◆ SET PROBLEM ◆
The line containing "mcx = [115000, 113000, 104000, 82000, 72000, 59000]" marks the end: extract everything from the first line of the data through that line, exactly, with no pictures.

Begin

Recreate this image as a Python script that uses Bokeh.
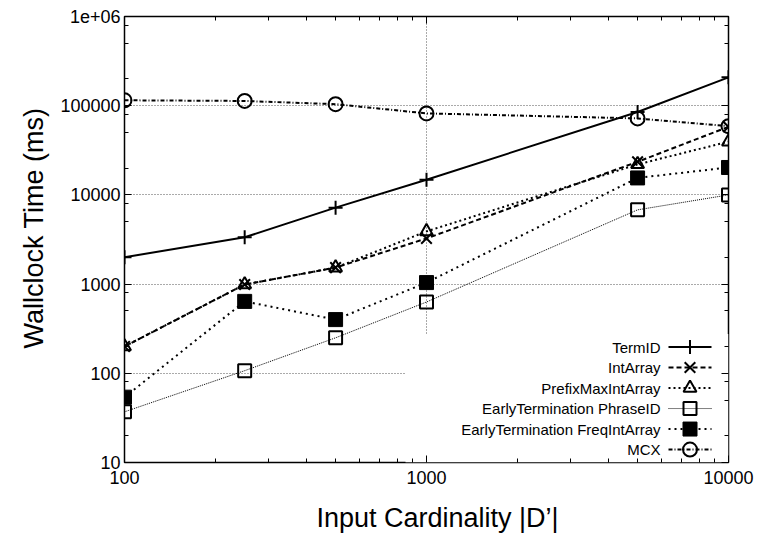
from bokeh.plotting import figure
from bokeh.models import Range1d, FixedTicker, LogAxis, Title
from bokeh.embed import file_html
from bokeh.resources import INLINE
from bokeh.core.properties import value

# ---------------- data ----------------
x_card = [100, 250, 500, 1000, 5000, 10000]
term_id = [2000, 3350, 7200, 14800, 85000, 208000]
int_array = [200, 990, 1530, 3250, 23500, 58000]
prefix_max = [200, 990, 1530, 3900, 22000, 39500]
et_phrase_id = [37, 107, 250, 630, 6800, 10000]
et_freq_int = [54, 640, 400, 1040, 15500, 20300]
mcx = [115000, 113000, 104000, 82000, 72000, 59000]

series_names = ["TermID", "IntArray", "PrefixMaxIntArray",
                "EarlyTermination PhraseID", "EarlyTermination FreqIntArray", "MCX"]

x_ticks = [100, 1000, 10000]
y_ticks = [10, 100, 1000, 10000, 100000, 1000000]
y_tick_labels = ["10", "100", "1000", "10000", "100000", "1e+06"]
x_tick_labels = ["100", "1000", "10000"]
x_title = "Input Cardinality |D\u2019|"
y_title = "Wallclock Time (ms)"

FONT = "Liberation Sans"
W, H = 760, 546
L, R, T, B = 124, 32, 16, 82

p = figure(width=W, height=H, x_axis_type="log", y_axis_type="log",
           x_range=Range1d(100, 10000), y_range=Range1d(10, 1e6),
           output_backend="svg", toolbar_location=None,
           min_border_left=L, min_border_right=R, min_border_top=T, min_border_bottom=B)
p.background_fill_color = "white"
p.border_fill_color = "white"
p.outline_line_color = "black"
p.outline_line_width = 1.5

x_minor = [m * 10 ** e for e in (2, 3) for m in range(2, 10)]
y_minor = [m * 10 ** e for e in range(1, 6) for m in (2, 5, 8)]
xt = FixedTicker(ticks=x_ticks, minor_ticks=x_minor)
yt = FixedTicker(ticks=y_ticks, minor_ticks=y_minor)


def style_axis(ax):
    ax.axis_line_color = None
    ax.major_tick_in = 7
    ax.major_tick_out = 0
    ax.minor_tick_in = 4
    ax.minor_tick_out = 0
    ax.major_tick_line_color = "black"
    ax.minor_tick_line_color = "black"
    ax.major_label_text_font = FONT
    ax.major_label_text_font_size = "18px"
    ax.major_label_text_color = "black"


p.xaxis.ticker = xt
p.yaxis.ticker = yt
p.xaxis.major_label_overrides = {float(t): s for t, s in zip(x_ticks, x_tick_labels)}
p.yaxis.major_label_overrides = {float(t): s for t, s in zip(y_ticks, y_tick_labels)}
style_axis(p.xaxis[0])
style_axis(p.yaxis[0])
p.xaxis.major_label_standoff = 8
p.yaxis.major_label_standoff = 4

top_ax = LogAxis(ticker=xt)
style_axis(top_ax)
top_ax.major_label_text_font_size = "1px"
top_ax.major_label_text_color = None
top_ax.major_label_standoff = 0
p.add_layout(top_ax, "above")
right_ax = LogAxis(ticker=yt)
style_axis(right_ax)
right_ax.major_label_text_font_size = "1px"
right_ax.major_label_text_color = None
right_ax.major_label_standoff = 0
p.add_layout(right_ax, "right")

for g in (p.xgrid[0], p.ygrid[0]):
    g.grid_line_color = "#555555"
    g.grid_line_dash = "1 2"
    g.grid_line_width = 1

# axis titles as side titles, offset like the original
p.add_layout(Title(text=x_title, align="left", offset=192, standoff=28,
                   text_font=FONT, text_font_size="27px", text_font_style="normal",
                   text_color="black"), "below")
p.add_layout(Title(text=y_title, align="left", offset=114, standoff=18,
                   text_font=FONT, text_font_size="27px", text_font_style="normal",
                   text_color="black"), "left")


# pixel -> data helpers (frame is 604 x 448 px)
def xd(px):
    return 10 ** (2 + (px - L) / (W - L - R) * 2)


def yd(py):
    return 10 ** (6 - (py - T) / (H - T - B) * 5)


# opaque key box (blanks the grid)
p.quad(left=[xd(405)], right=[10000], bottom=[10], top=[yd(335)],
       fill_color="white", line_color=None)

styles = [
    dict(dash="solid", lw=2, marker="cross", size=14, fill=None, mlw=2),
    dict(dash="5 3", lw=2, marker="x", size=15, fill=None, mlw=2),
    dict(dash="2 3", lw=2, marker="triangle", size=13, fill=None, mlw=2),
    dict(dash="1 1", lw=1, marker="square", size=13, fill=None, mlw=2),
    dict(dash="2 4", lw=2, marker="square", size=14, fill="black", mlw=1),
    dict(dash="4 2 1 2", lw=2, marker="circle", size=14, fill=None, mlw=2),
]
data = [term_id, int_array, prefix_max, et_phrase_id, et_freq_int, mcx]

for ys, st in zip(data, styles):
    p.line(x_card, ys, line_color="black", line_width=st["lw"], line_dash=st["dash"])
    p.scatter(x_card, ys, marker=st["marker"], size=st["size"], line_color="black",
              line_width=st["mlw"], fill_color=st["fill"] if st["fill"] else None)

# key entries
for i, (name, st) in enumerate(zip(series_names, styles)):
    py = 348 + i * 20.6
    yy = yd(py)
    p.text(x=[xd(660)], y=[yy], text=[name], text_align="right", text_baseline="middle",
           text_font=value(FONT), text_font_size="15px", text_color="black")
    p.line([xd(668), xd(711)], [yy, yy], line_color="black", line_width=st["lw"],
           line_dash=st["dash"])
    p.scatter([xd(689.5)], [yy], marker=st["marker"], size=st["size"], line_color="black",
              line_width=st["mlw"], fill_color=st["fill"] if st["fill"] else None)

open("out.html", "w").write(file_html(p, INLINE))
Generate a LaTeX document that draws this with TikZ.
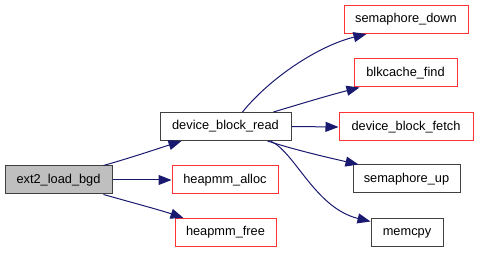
\documentclass[tikz,border=0pt]{standalone}
\usepackage{fontspec}
\setmainfont{Liberation Sans}
\usetikzlibrary{arrows.meta,calc}
\definecolor{edgeblue}{HTML}{191970}
\definecolor{boxred}{HTML}{FF3333}
\definecolor{rootfill}{HTML}{BFBFBF}
\begin{document}
\begin{tikzpicture}[x=1pt,y=-1pt,
  fn/.style={draw=black!75, line width=1pt, fill=white, minimum height=28pt,
    inner sep=0pt, font=\fontsize{12.8}{15}\selectfont},
  fnred/.style={fn, draw=boxred},
  root/.style={fn, fill=rootfill},
  call/.style={draw=edgeblue, line width=1pt,
    -{Triangle[length=13pt,width=10pt]}, shorten >=0pt}]
\useasboundingbox (0,0) rectangle (480,253);

% functions
\node[root,  minimum width=107pt] (ext2)   at (58.5,180)  {ext2\_load\_bgd};
\node[fn,    minimum width=131pt] (dbr)    at (225.5,126.5) {device\_block\_read};
\node[fnred, minimum width=106pt] (alloc)  at (225,180)   {heapmm\_alloc};
\node[fnred, minimum width=101pt] (free)   at (225.5,232.5) {heapmm\_free};
\node[fnred, minimum width=124pt] (sdown)  at (406,19.5)  {semaphore\_down};
\node[fnred, minimum width=103pt] (blk)    at (405.5,73)  {blkcache\_find};
\node[fnred, minimum width=134pt] (fetch)  at (406,127)   {device\_block\_fetch};
\node[fn,    minimum width=107pt] (sup)    at (406.5,179) {semaphore\_up};
\node[fn,    minimum width=72pt]  (memcpy) at (407,233)   {memcpy};

% calls made by ext2_load_bgd
\draw[call] ($(ext2.north east)+(-9,0)$) .. controls (130,158) and (160,148) .. ($(dbr.south west)+(22,0)$);
\draw[call] (ext2.east) -- (alloc.west);
\draw[call] ($(ext2.south east)+(-9,0)$) .. controls (130,202) and (160,210) .. ($(free.north west)+(9,0)$);

% calls made by device_block_read
\draw[call] ($(dbr.north)+(17,0)$) .. controls (270,78) and (318,46) .. ($(sdown.south west)+(23,0)$);
\draw[call] ($(dbr.north)+(48,0)$) .. controls (300,104) and (330,95) .. ($(blk.south west)+(6,0)$);
\draw[call] (dbr.east) -- (fetch.west);
\draw[call] ($(dbr.south east)+(-24,0)$) .. controls (295,150) and (330,158) .. ($(sup.north west)+(6,0)$);
\draw[call] ($(dbr.south east)+(-21,0)$) .. controls (295,152) and (315,208) .. ($(memcpy.north west)+(0,3)$);
\end{tikzpicture}
\end{document}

End

◆ SOLUTION BELOW ◆
Recreate this image as a Python script that uses Bokeh.
from bokeh.plotting import figure
from bokeh.models import Range1d, FixedTicker, LogAxis, Title
from bokeh.embed import file_html
from bokeh.resources import INLINE
from bokeh.core.properties import value

# ---------------- data ----------------
x_card = [100, 250, 500, 1000, 5000, 10000]
term_id = [2000, 3350, 7200, 14800, 85000, 208000]
int_array = [200, 990, 1530, 3250, 23500, 58000]
prefix_max = [200, 990, 1530, 3900, 22000, 39500]
et_phrase_id = [37, 107, 250, 630, 6800, 10000]
et_freq_int = [54, 640, 400, 1040, 15500, 20300]
mcx = [115000, 113000, 104000, 82000, 72000, 59000]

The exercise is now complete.